Corresponding author: Guoqiang Tang, guoqiang.tang@usask.ca

Meteorological data are fundamental to understanding global water and energy cycles (Trenberth et al. 2007, 2009; Schneider et al. 2013; L’Ecuyer et al. 2015; Rodell et al. 2015). A variety of geoscientific and operational applications, such as hydrological modeling and climate studies, need gridded meteorological inputs of variables such as precipitation, temperature, and humidity (Clark et al. 2015a,b; Hamman et al. 2018; Nguyen et al. 2018).

Many gridded meteorological datasets have been developed with different spatiotemporal coverage and resolution, different meteorological variables, different application objectives, and different data sources (Maggioni et al. 2016; Sun et al. 2018). Ground stations are the most important data source used to produce and validate gridded meteorological datasets (Sheffield et al. 2006; Livneh et al. 2015; Fick and Hijmans 2017; Tang et al. 2020b; Harris et al. 2020) given their high accuracy and long temporal coverage in many station networks (Menne et al. 2012). However, station networks have disadvantages such as limited spatial coverage in remote/undeveloped regions and temporal discontinuities caused by missing records and incomplete observation periods (Eischeid et al. 2000; Kidd et al. 2017; Tang et al. 2020a). Remote sensing techniques and numerical weather prediction models provide additional information to produce gridded meteorological datasets with global coverage at high spatiotemporal resolutions (Sorooshian et al. 2000; Huffman et al. 2007; Hou et al. 2014; Gelaro et al. 2017; Hersbach et al. 2020). Most remote sensing and model datasets rely on station observations for bias correction, data assimilation, and quality validation (Adler et al. 2003; Ashouri et al. 2015; Ma et al. 2018; Beck et al. 2019).

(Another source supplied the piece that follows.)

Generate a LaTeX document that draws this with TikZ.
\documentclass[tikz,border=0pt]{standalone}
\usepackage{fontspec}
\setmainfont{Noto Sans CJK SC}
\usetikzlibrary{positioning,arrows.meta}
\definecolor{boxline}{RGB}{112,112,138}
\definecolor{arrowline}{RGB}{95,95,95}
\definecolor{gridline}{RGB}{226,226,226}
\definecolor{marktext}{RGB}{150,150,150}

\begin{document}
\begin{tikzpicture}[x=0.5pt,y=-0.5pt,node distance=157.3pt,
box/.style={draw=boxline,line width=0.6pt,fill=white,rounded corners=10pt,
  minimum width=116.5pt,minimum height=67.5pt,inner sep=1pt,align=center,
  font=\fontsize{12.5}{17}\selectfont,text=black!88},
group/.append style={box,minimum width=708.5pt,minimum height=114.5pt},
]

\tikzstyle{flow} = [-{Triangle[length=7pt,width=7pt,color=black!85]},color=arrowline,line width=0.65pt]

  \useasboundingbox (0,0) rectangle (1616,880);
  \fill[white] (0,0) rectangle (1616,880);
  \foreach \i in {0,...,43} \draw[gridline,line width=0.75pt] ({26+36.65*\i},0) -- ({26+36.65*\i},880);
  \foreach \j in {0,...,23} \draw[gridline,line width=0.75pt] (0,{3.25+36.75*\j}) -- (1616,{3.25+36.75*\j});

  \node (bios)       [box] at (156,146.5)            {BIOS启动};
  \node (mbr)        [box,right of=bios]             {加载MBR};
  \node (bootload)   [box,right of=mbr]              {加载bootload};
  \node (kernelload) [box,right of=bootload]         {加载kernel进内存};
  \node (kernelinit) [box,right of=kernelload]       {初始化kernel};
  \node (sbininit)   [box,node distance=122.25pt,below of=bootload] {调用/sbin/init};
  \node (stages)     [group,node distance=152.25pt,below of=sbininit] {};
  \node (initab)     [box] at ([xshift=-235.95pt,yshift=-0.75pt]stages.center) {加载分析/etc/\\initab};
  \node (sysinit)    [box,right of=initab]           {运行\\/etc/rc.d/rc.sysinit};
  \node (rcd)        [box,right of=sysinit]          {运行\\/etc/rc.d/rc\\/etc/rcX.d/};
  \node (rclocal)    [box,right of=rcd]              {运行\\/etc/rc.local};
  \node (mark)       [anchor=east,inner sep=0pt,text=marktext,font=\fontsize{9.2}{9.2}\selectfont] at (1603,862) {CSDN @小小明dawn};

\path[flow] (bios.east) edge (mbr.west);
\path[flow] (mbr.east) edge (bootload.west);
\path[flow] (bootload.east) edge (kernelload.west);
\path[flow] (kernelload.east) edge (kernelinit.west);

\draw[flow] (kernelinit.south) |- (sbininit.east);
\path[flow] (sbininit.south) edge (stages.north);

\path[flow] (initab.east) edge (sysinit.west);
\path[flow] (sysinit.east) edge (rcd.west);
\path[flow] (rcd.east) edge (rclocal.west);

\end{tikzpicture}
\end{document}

Existing meteorological datasets are typically deterministic, providing a single estimate of a given meteorological variable for a specific location and time step. Stations suffer from point-to-area interpolation uncertainties and measurement errors such as precipitation evaporation/wetting loss and undercatch/overcatch (Goodison et al. 1998; Yang et al. 2005; Scaff et al. 2015; Kochendorfer et al. 2018). Remote sensing techniques face challenges of imperfect retrieval algorithms, instrument limitations, insufficient sampling, and signal attenuation (Dinku et al. 2002; Adler et al. 2017; Beck et al. 2017; Tang et al. 2020b). Numerical weather prediction models are limited by imperfect model representations of physical processes and observational constraints (Donat et al. 2014; Parker 2016). Applications based on deterministic datasets may ignore these uncertainties. This is particularly true for remote regions and complex climatic/topographic conditions where almost all meteorological datasets exhibit large uncertainties due to sparse/unreliable measurements and imperfect models/algorithms (Gao et al. 2012; Henn et al. 2018; Newman et al. 2020).

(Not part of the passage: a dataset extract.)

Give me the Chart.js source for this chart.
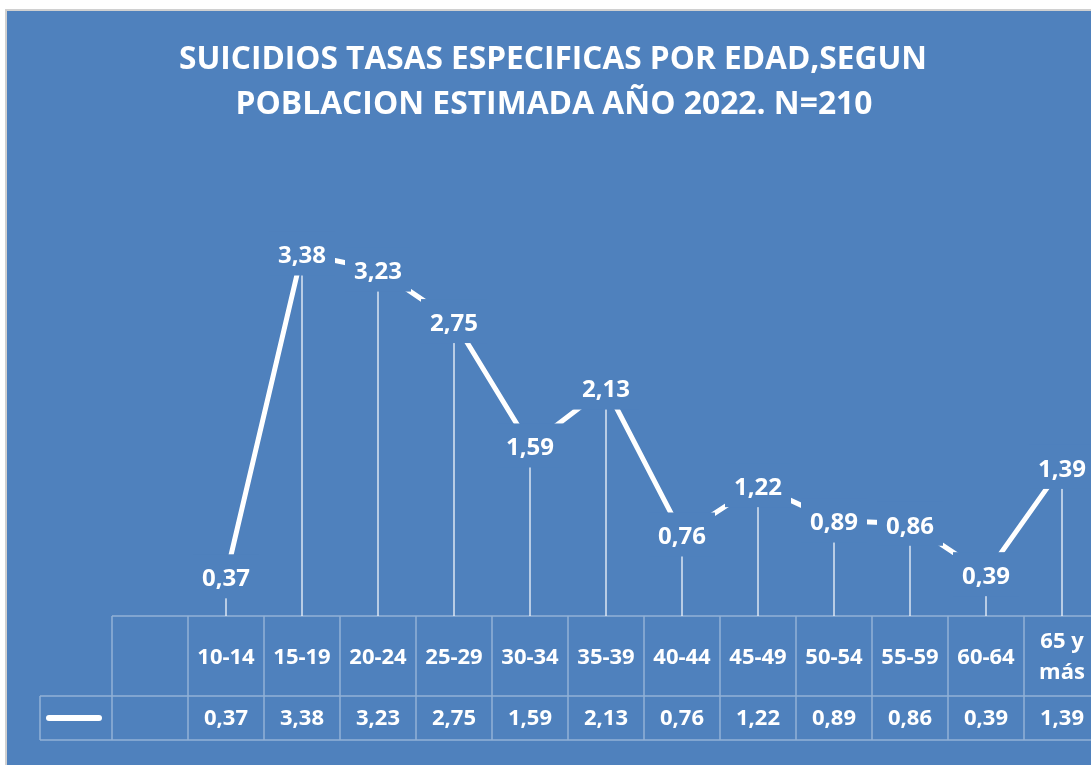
<!DOCTYPE html>
<html lang="es">
<head>
<meta charset="UTF-8">
<title>Suicidios tasas especificas por edad 2022</title>
<script src="https://cdn.jsdelivr.net/npm/chart.js"></script>
<style>
    html, body {
        margin: 0;
        padding: 0;
        background: #fff;
        overflow: hidden;
    }
    .frame {
        position: absolute;
        left: 0;
        top: 0;
        width: 1110px;
        height: 765px;
    }
</style>
</head>
<body>
<div class="frame"><canvas id="chart" width="1110" height="765"></canvas></div>
<script>
const ageGroups = ["10-14", "15-19", "20-24", "25-29", "30-34", "35-39", "40-44", "45-49", "50-54", "55-59", "60-64", ["65 y", "más"]];
const rates = [0.37, 3.38, 3.23, 2.75, 1.59, 2.13, 0.76, 1.22, 0.89, 0.86, 0.39, 1.39];
const rateLabels = ["0,37", "3,38", "3,23", "2,75", "1,59", "2,13", "0,76", "1,22", "0,89", "0,86", "0,39", "1,39"];
const titleLines = ["SUICIDIOS TASAS ESPECIFICAS POR EDAD,SEGUN", "POBLACION ESTIMADA AÑO 2022. N=210"];

const BLUE = "#4f81bd";
const TABLE_LINE = "rgba(255,255,255,0.38)";
const FONT = "'Open Sans', 'Liberation Sans', sans-serif";

// draws text squeezed to a given width (the original uses a narrow font)
function fitText(ctx, text, cx, cy, width) {
    const w = ctx.measureText(text).width;
    ctx.save();
    ctx.translate(cx, cy);
    ctx.scale(width / w, 1);
    ctx.fillText(text, 0, 0);
    ctx.restore();
}

const excelLook = {
    id: "excelLook",
    beforeDraw(chart) {
        const ctx = chart.ctx;
        ctx.save();
        ctx.fillStyle = "#fff";
        ctx.fillRect(0, 0, chart.width, chart.height);
        ctx.fillStyle = "#d0d0d0";
        ctx.fillRect(5, 9, chart.width, chart.height);
        ctx.fillStyle = BLUE;
        ctx.fillRect(7, 11, chart.width, chart.height);

        // title
        ctx.fillStyle = "#fff";
        ctx.textAlign = "center";
        ctx.textBaseline = "middle";
        ctx.font = "bold 32px " + FONT;
        fitText(ctx, titleLines[0], 553, 60, 748);
        fitText(ctx, titleLines[1], 554, 105, 637);
        ctx.restore();
    },
    beforeDatasetsDraw(chart) {
        // drop lines from each point down to the axis
        const ctx = chart.ctx;
        const meta = chart.getDatasetMeta(0);
        const bottom = chart.chartArea.bottom;
        ctx.save();
        ctx.strokeStyle = "rgba(255,255,255,0.6)";
        ctx.lineWidth = 2;
        meta.data.forEach(pt => {
            ctx.beginPath();
            ctx.moveTo(pt.x, pt.y);
            ctx.lineTo(pt.x, bottom);
            ctx.stroke();
        });
        ctx.restore();
    },
    afterDatasetsDraw(chart) {
        const ctx = chart.ctx;
        const meta = chart.getDatasetMeta(0);
        const xScale = chart.scales.x;
        const area = chart.chartArea;
        ctx.save();

        // data labels with a filled box, hiding the line under them
        ctx.font = "bold 24px " + FONT;
        ctx.textAlign = "center";
        ctx.textBaseline = "middle";
        meta.data.forEach((pt, i) => {
            ctx.fillStyle = BLUE;
            ctx.fillRect(pt.x - 33, pt.y - 22, 66, 44);
            ctx.fillStyle = "#fff";
            ctx.fillText(rateLabels[i], pt.x, pt.y + 3);
        });

        // data table under the plot
        const step = xScale.getPixelForValue(1) - xScale.getPixelForValue(0);
        const firstLeft = xScale.getPixelForValue(0) - step / 2;
        const blankLeft = firstLeft - step;
        const keyLeft = 40;
        const right = area.right;
        const top = area.bottom;
        const mid = top + 80;
        const bot = top + 124;

        ctx.strokeStyle = TABLE_LINE;
        ctx.lineWidth = 1.5;
        ctx.beginPath();
        ctx.moveTo(blankLeft, top); ctx.lineTo(right, top);
        ctx.moveTo(keyLeft, mid); ctx.lineTo(right, mid);
        ctx.moveTo(keyLeft, bot); ctx.lineTo(right, bot);
        ctx.moveTo(keyLeft, mid); ctx.lineTo(keyLeft, bot);
        ctx.moveTo(blankLeft, top); ctx.lineTo(blankLeft, bot);
        for (let i = 0; i <= ageGroups.length; i++) {
            const x = firstLeft + i * step;
            ctx.moveTo(x, top); ctx.lineTo(x, bot);
        }
        ctx.stroke();

        // legend key
        ctx.strokeStyle = "#fff";
        ctx.lineWidth = 6;
        ctx.lineCap = "round";
        ctx.beginPath();
        ctx.moveTo(49, (mid + bot) / 2);
        ctx.lineTo(99, (mid + bot) / 2);
        ctx.stroke();

        ctx.fillStyle = "#fff";
        ctx.font = "bold 22px " + FONT;
        ageGroups.forEach((g, i) => {
            const cx = xScale.getPixelForValue(i);
            if (Array.isArray(g)) {
                ctx.fillText(g[0], cx, top + 26);
                ctx.fillText(g[1], cx, top + 57);
            } else {
                ctx.fillText(g, cx, top + 42);
            }
            ctx.fillText(rateLabels[i], cx, (mid + bot) / 2 + 1);
        });
        ctx.restore();
    }
};

new Chart(document.getElementById("chart"), {
    type: "line",
    data: {
        labels: ageGroups,
        datasets: [{
            label: "Tasa",
            data: rates,
            borderColor: "#fff",
            borderWidth: 5,
            pointRadius: 0,
            tension: 0
        }]
    },
    options: {
        responsive: false,
        animation: false,
        layout: { padding: { left: 188, right: 10, top: 187, bottom: 149 } },
        scales: {
            x: { display: false, offset: true },
            y: { display: false, min: 0, max: 4 }
        },
        plugins: {
            legend: { display: false },
            title: { display: false },
            tooltip: { enabled: false }
        }
    },
    plugins: [excelLook]
});
</script>
</body>
</html>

Probabilistic datasets have advantages in estimating uncertainties and representing extremes (Kirstetter et al. 2015; Mendoza et al. 2017; Frei and Isotta 2019). Yet probabilistic datasets often have large data size, may be difficult to interpret, and their applications require more computational resources. Currently, a few datasets provide explicit uncertainty estimates, such probabilistic datasets include the HadCRUT4 global temperature dataset with 100 members (Morice et al. 2012), the Spatially Coherent Probabilistic Extended Climate dataset (SCOPE Climate) with 25 members in France (Caillouet et al. 2019), the ensemble precipitation and temperature datasets with 100 members in the United States and parts of Canada (Newman et al. 2015, 2019, 2020), and the Ensemble Meteorological Dataset for North America (EMDNA) with 100 members (Tang et al. 2021). Recently, several deterministic datasets offer probabilistic realizations, such as the ensemble version (Cornes et al. 2018) of the Europe-wide E-OBS temperature and precipitation dataset (Haylock et al. 2008), and the High-Resolution Ensemble Precipitation Analysis (Khedhaouiria et al. 2020) as the ensemble version of the Canadian Precipitation Analysis (CaPA; Mahfouf et al. 2007; Fortin et al. 2015). However, a global probabilistic meteorological dataset has not yet been developed.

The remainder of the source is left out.